» **Instructions to follow**: Your copy of the material below should match it exactly, except that it holds no pictures.

» **Dataset content**:

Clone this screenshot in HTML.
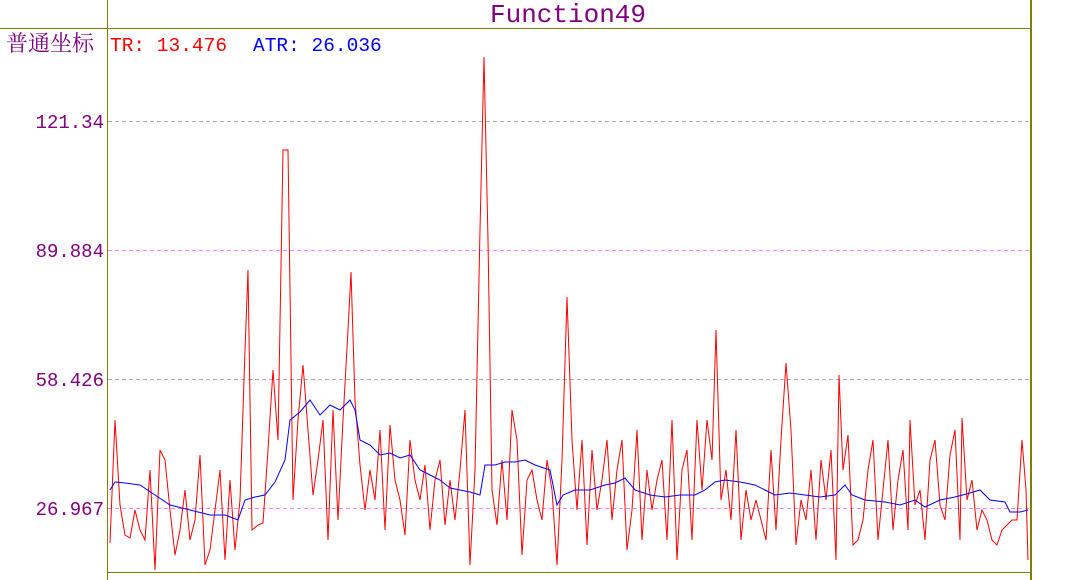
<!DOCTYPE html>
<html><head><meta charset="utf-8"><style>
html,body{margin:0;padding:0;background:#fff;width:1080px;height:580px;overflow:hidden}
</style></head><body>
<svg width="1080" height="580" xmlns="http://www.w3.org/2000/svg" style="display:block">
<rect width="1080" height="580" fill="#fff"/>
<g stroke-dasharray="4,3" stroke-width="1">
<line x1="108" y1="121.5" x2="1030" y2="121.5" stroke="#c0a0c0"/>
<line x1="108" y1="250.5" x2="1030" y2="250.5" stroke="#ff80ff"/>
<line x1="108" y1="379.5" x2="1030" y2="379.5" stroke="#c0a0c0"/>
<line x1="108" y1="508.5" x2="1030" y2="508.5" stroke="#ff80ff"/>
</g>
<line x1="0" y1="28.5" x2="1031" y2="28.5" stroke="#808000"/>
<line x1="107.5" y1="0" x2="107.5" y2="580" stroke="#808000"/>
<line x1="107" y1="572.5" x2="1031" y2="572.5" stroke="#808000"/>
<line x1="1031" y1="0" x2="1031" y2="580" stroke="#808000" stroke-width="2"/>
<text x="568" y="22" text-anchor="middle" font-family="Liberation Mono, monospace" font-size="26" fill="#800080">Function49</text>
<text x="6" y="51" font-family="Liberation Serif, Noto Serif CJK SC, serif" font-size="22" fill="#800080">普通坐标</text>
<text x="110" y="51" font-family="Liberation Mono, monospace" font-size="19.5" fill="#ff0000">TR: 13.476</text>
<text x="253" y="51" font-family="Liberation Mono, monospace" font-size="19.5" fill="#0000ff">ATR: 26.036</text>
<g font-family="Liberation Mono, monospace" font-size="19" fill="#800080" text-anchor="end">
<text x="104" y="128">121.34</text>
<text x="104" y="257">89.884</text>
<text x="104" y="386">58.426</text>
<text x="104" y="515">26.967</text>
</g>
<polyline fill="none" stroke="#ff0000" stroke-width="1" points="110,543 115,420 120,505 125,535 130,538 135,510 140,530 145,540 150,470 155,570 160,450 165,460 170,510 175,555 180,530 185,490 190,540 195,520 200,455 205,565 210,550 215,510 220,470 225,560 230,480 235,550 240,500 245,350 248,270 252,530 258,525 263,523 268,450 273,370 278,440 283,150 288,150 293,500 298,420 303,365 308,430 313,495 318,460 323,420 328,540 333,410 338,520 343,420 348,330 351,272 355,400 360,465 365,510 370,470 375,500 380,430 385,530 390,425 395,480 400,500 405,535 410,440 415,480 420,500 425,465 430,530 435,480 440,460 445,525 450,480 455,520 460,470 465,410 470,565 475,470 480,230 484,57 488,240 492,490 497,525 502,460 507,520 512,410 517,440 522,555 527,480 532,470 537,500 542,520 547,460 552,490 557,565 562,460 567,297 572,440 577,510 582,440 587,545 592,450 597,510 602,480 607,440 612,520 617,470 622,440 627,550 632,510 637,430 642,540 647,470 652,510 657,480 662,460 667,540 672,420 677,560 682,470 687,450 692,540 697,420 702,490 707,420 712,460 716,330 721,500 726,470 731,520 736,430 741,540 746,490 751,520 756,500 761,520 766,540 771,450 776,530 781,440 786,363 791,430 796,545 801,500 806,520 811,470 816,540 821,460 826,500 831,450 836,560 839,375 843,470 848,435 853,545 858,540 863,520 868,470 873,440 878,540 883,490 888,440 893,530 898,480 903,450 908,530 910,420 915,505 920,490 925,540 930,460 935,440 940,505 945,520 950,455 955,430 960,540 962,418 967,500 972,480 977,530 982,510 987,520 992,540 997,545 1002,530 1007,525 1012,520 1017,520 1022,440 1026,490 1028,560"/>
<polyline fill="none" stroke="#0000ff" stroke-width="1" points="110,490 115,482 125,483 140,485 155,495 170,505 190,510 210,515 225,515 238,520 245,500 255,497 265,495 275,482 285,460 290,420 300,412 310,400 320,415 330,405 340,410 350,400 355,410 360,440 370,445 380,455 390,453 400,458 410,455 420,470 430,475 440,480 450,488 460,490 470,492 480,495 485,465 495,465 505,462 515,462 525,460 535,465 550,470 557,505 563,495 575,490 590,490 605,485 615,483 625,478 635,490 650,495 665,497 680,495 695,495 705,490 715,482 725,480 740,482 755,485 765,490 775,495 790,493 805,495 820,497 835,495 845,485 852,495 865,500 885,502 900,505 915,500 925,507 940,500 955,497 970,493 980,490 990,500 1005,502 1010,512 1020,512 1028,510"/>
</svg>
</body></html>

» **Task output**:
Clone this screenshot in HTML.
<!DOCTYPE html>
<html><head><meta charset="utf-8"><style>
html,body{margin:0;padding:0;background:#fff;width:1080px;height:580px;overflow:hidden}
</style></head><body>
<svg width="1080" height="580" xmlns="http://www.w3.org/2000/svg" style="display:block">
<rect width="1080" height="580" fill="#fff"/>
<g stroke-dasharray="4,3" stroke-width="1">
<line x1="108" y1="121.5" x2="1030" y2="121.5" stroke="#c0a0c0"/>
<line x1="108" y1="250.5" x2="1030" y2="250.5" stroke="#ff80ff"/>
<line x1="108" y1="379.5" x2="1030" y2="379.5" stroke="#c0a0c0"/>
<line x1="108" y1="508.5" x2="1030" y2="508.5" stroke="#ff80ff"/>
</g>
<line x1="0" y1="28.5" x2="1031" y2="28.5" stroke="#808000"/>
<line x1="107.5" y1="0" x2="107.5" y2="580" stroke="#808000"/>
<line x1="107" y1="572.5" x2="1031" y2="572.5" stroke="#808000"/>
<line x1="1031" y1="0" x2="1031" y2="580" stroke="#808000" stroke-width="2"/>
<text x="568" y="22" text-anchor="middle" font-family="Liberation Mono, monospace" font-size="26" fill="#800080">Function49</text>
<text x="6" y="51" font-family="Liberation Serif, Noto Serif CJK SC, serif" font-size="22" fill="#800080">普通坐标</text>
<text x="110" y="51" font-family="Liberation Mono, monospace" font-size="19.5" fill="#ff0000">TR: 13.476</text>
<text x="253" y="51" font-family="Liberation Mono, monospace" font-size="19.5" fill="#0000ff">ATR: 26.036</text>
<g font-family="Liberation Mono, monospace" font-size="19" fill="#800080" text-anchor="end">
<text x="104" y="128">121.34</text>
<text x="104" y="257">89.884</text>
<text x="104" y="386">58.426</text>
<text x="104" y="515">26.967</text>
</g>
<polyline fill="none" stroke="#ff0000" stroke-width="1" points="110,543 115,420 120,505 125,535 130,538 135,510 140,530 145,540 150,470 155,570 160,450 165,460 170,510 175,555 180,530 185,490 190,540 195,520 200,455 205,565 210,550 215,510 220,470 225,560 230,480 235,550 240,500 245,350 248,270 252,530 258,525 263,523 268,450 273,370 278,440 283,150 288,150 293,500 298,420 303,365 308,430 313,495 318,460 323,420 328,540 333,410 338,520 343,420 348,330 351,272 355,400 360,465 365,510 370,470 375,500 380,430 385,530 390,425 395,480 400,500 405,535 410,440 415,480 420,500 425,465 430,530 435,480 440,460 445,525 450,480 455,520 460,470 465,410 470,565 475,470 480,230 484,57 488,240 492,490 497,525 502,460 507,520 512,410 517,440 522,555 527,480 532,470 537,500 542,520 547,460 552,490 557,565 562,460 567,297 572,440 577,510 582,440 587,545 592,450 597,510 602,480 607,440 612,520 617,470 622,440 627,550 632,510 637,430 642,540 647,470 652,510 657,480 662,460 667,540 672,420 677,560 682,470 687,450 692,540 697,420 702,490 707,420 712,460 716,330 721,500 726,470 731,520 736,430 741,540 746,490 751,520 756,500 761,520 766,540 771,450 776,530 781,440 786,363 791,430 796,545 801,500 806,520 811,470 816,540 821,460 826,500 831,450 836,560 839,375 843,470 848,435 853,545 858,540 863,520 868,470 873,440 878,540 883,490 888,440 893,530 898,480 903,450 908,530 910,420 915,505 920,490 925,540 930,460 935,440 940,505 945,520 950,455 955,430 960,540 962,418 967,500 972,480 977,530 982,510 987,520 992,540 997,545 1002,530 1007,525 1012,520 1017,520 1022,440 1026,490 1028,560"/>
<polyline fill="none" stroke="#0000ff" stroke-width="1" points="110,490 115,482 125,483 140,485 155,495 170,505 190,510 210,515 225,515 238,520 245,500 255,497 265,495 275,482 285,460 290,420 300,412 310,400 320,415 330,405 340,410 350,400 355,410 360,440 370,445 380,455 390,453 400,458 410,455 420,470 430,475 440,480 450,488 460,490 470,492 480,495 485,465 495,465 505,462 515,462 525,460 535,465 550,470 557,505 563,495 575,490 590,490 605,485 615,483 625,478 635,490 650,495 665,497 680,495 695,495 705,490 715,482 725,480 740,482 755,485 765,490 775,495 790,493 805,495 820,497 835,495 845,485 852,495 865,500 885,502 900,505 915,500 925,507 940,500 955,497 970,493 980,490 990,500 1005,502 1010,512 1020,512 1028,510"/>
</svg>
</body></html>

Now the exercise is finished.